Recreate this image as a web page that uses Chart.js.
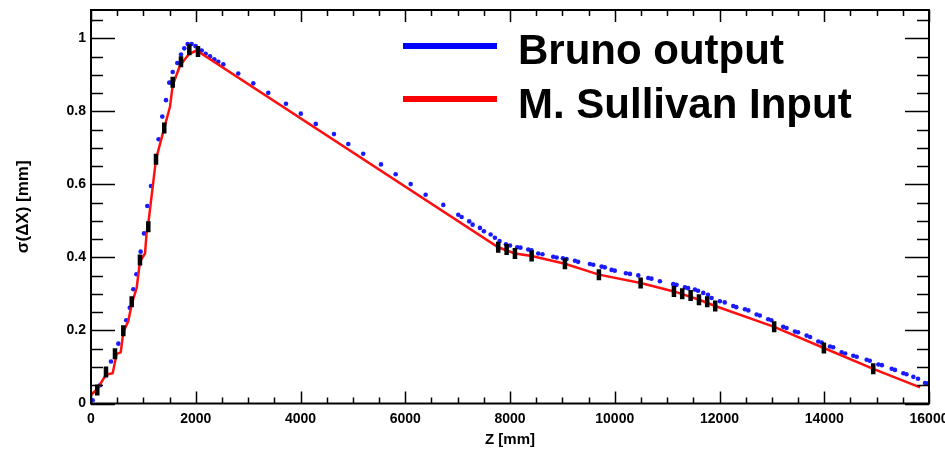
<!DOCTYPE html>
<html>
<head>
<meta charset="utf-8">
<script src="https://cdn.jsdelivr.net/npm/chart.js@4.4.1/dist/chart.umd.min.js"></script>
<style>
html,body{margin:0;padding:0;background:#ffffff;}
#wrap{width:945px;height:452px;position:relative;}
</style>
</head>
<body>
<div id="wrap"><canvas id="c" width="945" height="452"></canvas></div>
<script>
// ---------------- data ----------------
const X_TICKS = [0, 2000, 4000, 6000, 8000, 10000, 12000, 14000, 16000];
const Y_TICKS = [0, 0.2, 0.4, 0.6, 0.8, 1];
const X_TITLE = 'Z [mm]';
const Y_TITLE = 'σ(ΔX) [mm]';
const SERIES_LABELS = ['Bruno output', 'M. Sullivan Input', 'Measured points'];

// Bruno output (blue dots)
const BRUNO_Z = [32, 172, 382, 522, 672, 740, 808, 866, 948, 1012, 1075, 1145, 1290, 1361, 1432, 1495, 1560, 1648, 1718, 1781,
  1846, 1922, 1998, 2113, 2189, 2272, 2354, 2430, 2526, 2812, 3099, 3385, 3723, 4006, 4292, 4639, 4913, 5198, 5537, 5817,
  6103, 6389, 6726, 7012, 7076, 7221, 7286, 7426, 7502, 7630, 7712, 7800, 7922, 8000, 8138, 8200, 8348, 8410, 8539, 8620,
  8825, 8890, 9010, 9080, 9240, 9300, 9526, 9590, 9749, 9810, 9940, 10000, 10213, 10290, 10449, 10640, 10700, 10862, 11117, 11180,
  11340, 11400, 11531, 11590, 11690, 11780, 11849, 12008, 12100, 12263, 12320, 12486, 12550, 12709, 12770, 12930, 12990, 13216, 13280, 13440,
  13500, 13663, 13730, 13886, 13950, 14109, 14170, 14332, 14400, 14555, 14620, 14810, 14870, 15033, 15100, 15288, 15350, 15510, 15570, 15701,
  15790, 15924, 15990];
const BRUNO_S = [0.009, 0.050, 0.115, 0.164, 0.228, 0.262, 0.313, 0.354, 0.416, 0.466, 0.541, 0.596, 0.724, 0.786, 0.831, 0.879, 0.908, 0.933, 0.956, 0.973,
  0.985, 0.985, 0.979, 0.967, 0.958, 0.951, 0.943, 0.936, 0.929, 0.904, 0.877, 0.851, 0.821, 0.794, 0.766, 0.738, 0.711, 0.684, 0.655, 0.628,
  0.601, 0.572, 0.544, 0.517, 0.511, 0.499, 0.490, 0.481, 0.472, 0.463, 0.454, 0.445, 0.436, 0.433, 0.428, 0.427, 0.422, 0.420, 0.411, 0.409,
  0.402, 0.400, 0.398, 0.396, 0.391, 0.388, 0.382, 0.380, 0.375, 0.373, 0.366, 0.364, 0.357, 0.355, 0.351, 0.344, 0.342, 0.335, 0.327, 0.325,
  0.318, 0.316, 0.312, 0.309, 0.303, 0.298, 0.289, 0.280, 0.277, 0.267, 0.264, 0.258, 0.255, 0.244, 0.241, 0.231, 0.228, 0.210, 0.207, 0.197,
  0.195, 0.186, 0.182, 0.170, 0.167, 0.156, 0.154, 0.140, 0.137, 0.131, 0.128, 0.120, 0.117, 0.107, 0.105, 0.095, 0.092, 0.083, 0.080, 0.073,
  0.068, 0.056, 0.055];

// M. Sullivan input (red line)
const SULLIVAN_Z = [0, 120, 286, 414, 490, 567, 617, 712, 777, 872, 935, 1031, 1063, 1094, 1241, 1399, 1508, 1560, 1699, 1877,
  2017, 7775, 8094, 8413, 9049, 9698, 10494, 11130, 11600, 11918, 13044, 13993, 14935, 15830];
const SULLIVAN_S = [0.023, 0.040, 0.079, 0.083, 0.136, 0.140, 0.195, 0.226, 0.272, 0.317, 0.389, 0.411, 0.470, 0.493, 0.669, 0.755, 0.813, 0.872, 0.926, 0.958,
  0.967, 0.428, 0.411, 0.404, 0.383, 0.353, 0.330, 0.307, 0.285, 0.267, 0.210, 0.152, 0.095, 0.044];

// measured points (black markers)
const MEAS_Z = [120, 286, 458, 617, 777, 935, 1094, 1241, 1399, 1560, 1718, 1877, 2043,
  7775, 7936, 8094, 8413, 9049, 9698, 10494, 11130, 11288, 11449, 11608, 11765, 11918, 13044, 13993, 14935];
const MEAS_S = [0.037, 0.086, 0.136, 0.199, 0.279, 0.393, 0.484, 0.669, 0.755, 0.880, 0.936, 0.969, 0.964,
  0.428, 0.422, 0.411, 0.404, 0.383, 0.353, 0.330, 0.307, 0.301, 0.296, 0.284, 0.279, 0.267, 0.210, 0.152, 0.095];

// ---------------- chart ----------------
const SANS = "'Liberation Sans', Arial, sans-serif";
const zip = (xs, ys) => xs.map((x, i) => ({x: x, y: ys[i]}));

const frameTicks = {
  id: 'frameTicks',
  afterDatasetsDraw(chart) {
    const {ctx, chartArea: a, scales: {x, y}} = chart;
    ctx.save();
    ctx.strokeStyle = '#000';
    ctx.lineWidth = 1.5;
    ctx.beginPath();
    for (let v = 0; v <= 16000 + 1e-6; v += 500) {
      const px = Math.round(x.getPixelForValue(v)) + 0.5;
      const len = (v % 2000 === 0) ? 12 : 6;
      ctx.moveTo(px, a.bottom); ctx.lineTo(px, a.bottom - len);
      ctx.moveTo(px, a.top); ctx.lineTo(px, a.top + len);
    }
    for (let i = 0; i * 0.05 <= y.max + 1e-9; i++) {
      const v = i * 0.05;
      const py = Math.round(y.getPixelForValue(v)) + 0.5;
      const len = (i % 4 === 0) ? 24 : 12;
      ctx.moveTo(a.left, py); ctx.lineTo(a.left + len, py);
      ctx.moveTo(a.right, py); ctx.lineTo(a.right - len, py);
    }
    ctx.stroke();
    ctx.lineWidth = 2;
    ctx.strokeRect(a.left, a.top, a.right - a.left, a.bottom - a.top);
    ctx.restore();
  }
};

const bigLegend = {
  id: 'bigLegend',
  afterDraw(chart) {
    const ctx = chart.ctx;
    const items = [
      {ds: chart.data.datasets[2], color: '#0000ff', ly: 46, ty: 64},
      {ds: chart.data.datasets[1], color: '#ff0000', ly: 99, ty: 118}
    ];
    ctx.save();
    items.forEach(it => {
      ctx.fillStyle = it.color;
      ctx.fillRect(403, it.ly - 3, 94, 6);
      ctx.fillStyle = '#000';
      ctx.font = 'bold 42px ' + SANS;
      ctx.textBaseline = 'alphabetic';
      ctx.textAlign = 'left';
      ctx.fillText(it.ds.label, 518, it.ty);
    });
    ctx.restore();
  }
};

new Chart(document.getElementById('c'), {
  type: 'scatter',
  data: {
    datasets: [
      {
        label: SERIES_LABELS[2],
        data: zip(MEAS_Z, MEAS_S),
        pointStyle: 'line',
        rotation: 90,
        pointRadius: 5.5,
        borderWidth: 4.5,
        borderColor: '#000000',
        backgroundColor: '#000000',
        order: 0
      },
      {
        type: 'line',
        label: SERIES_LABELS[1],
        data: zip(SULLIVAN_Z, SULLIVAN_S),
        borderColor: '#ff1010',
        borderWidth: 2.5,
        pointRadius: 0,
        tension: 0,
        fill: false,
        order: 1
      },
      {
        label: SERIES_LABELS[0],
        data: zip(BRUNO_Z, BRUNO_S),
        pointStyle: 'circle',
        pointRadius: 2.3,
        borderWidth: 0,
        backgroundColor: '#1a1aff',
        order: 2
      }
    ]
  },
  options: {
    responsive: false,
    animation: false,
    devicePixelRatio: 1,
    layout: {padding: {top: 5, right: 16, left: 0, bottom: 0}},
    plugins: {legend: {display: false}, tooltip: {enabled: false}},
    scales: {
      x: {
        type: 'linear', min: 0, max: 16000,
        afterBuildTicks: s => { s.ticks = X_TICKS.map(v => ({value: v})); },
        afterFit: s => { s.height = 48.5; s.paddingLeft = 0; s.paddingRight = 0; },
        grid: {display: false, drawTicks: false},
        border: {display: false},
        ticks: {
          padding: 7, maxRotation: 0, autoSkip: false, color: '#000',
          font: {family: SANS, size: 14, weight: 'bold'},
          callback: v => String(v)
        },
        title: {display: true, text: X_TITLE, color: '#000',
          font: {family: SANS, size: 15, weight: 'bold'}, padding: {top: 0, bottom: 3}}
      },
      y: {
        type: 'linear', min: 0, max: 1.078,
        afterBuildTicks: s => { s.ticks = Y_TICKS.map(v => ({value: v})); },
        afterFit: s => { s.width = 91; s.paddingTop = 0; s.paddingBottom = 0; },
        grid: {display: false, drawTicks: false},
        border: {display: false},
        ticks: {
          padding: 5, color: '#000',
          font: {family: SANS, size: 14, weight: 'bold'},
          callback: v => String(Number(v.toFixed(1)))
        },
        title: {display: true, text: Y_TITLE, color: '#000',
          font: {family: SANS, size: 17, weight: 'bold'}, padding: {top: 13, bottom: 0}}
      }
    }
  },
  plugins: [frameTicks, bigLegend]
});
</script>
</body>
</html>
________________________
— YOUR INSTRUCTIONS —
Output exactly the span of lines from the top of the listing through the line holding "const SERIES_LABELS = ['Bruno", and leave every picture out.

— TASK SOLUTION —
Recreate this image as a web page that uses Chart.js.
<!DOCTYPE html>
<html>
<head>
<meta charset="utf-8">
<script src="https://cdn.jsdelivr.net/npm/chart.js@4.4.1/dist/chart.umd.min.js"></script>
<style>
html,body{margin:0;padding:0;background:#ffffff;}
#wrap{width:945px;height:452px;position:relative;}
</style>
</head>
<body>
<div id="wrap"><canvas id="c" width="945" height="452"></canvas></div>
<script>
// ---------------- data ----------------
const X_TICKS = [0, 2000, 4000, 6000, 8000, 10000, 12000, 14000, 16000];
const Y_TICKS = [0, 0.2, 0.4, 0.6, 0.8, 1];
const X_TITLE = 'Z [mm]';
const Y_TITLE = 'σ(ΔX) [mm]';
const SERIES_LABELS = ['Bruno output', 'M. Sullivan Input', 'Measured points'];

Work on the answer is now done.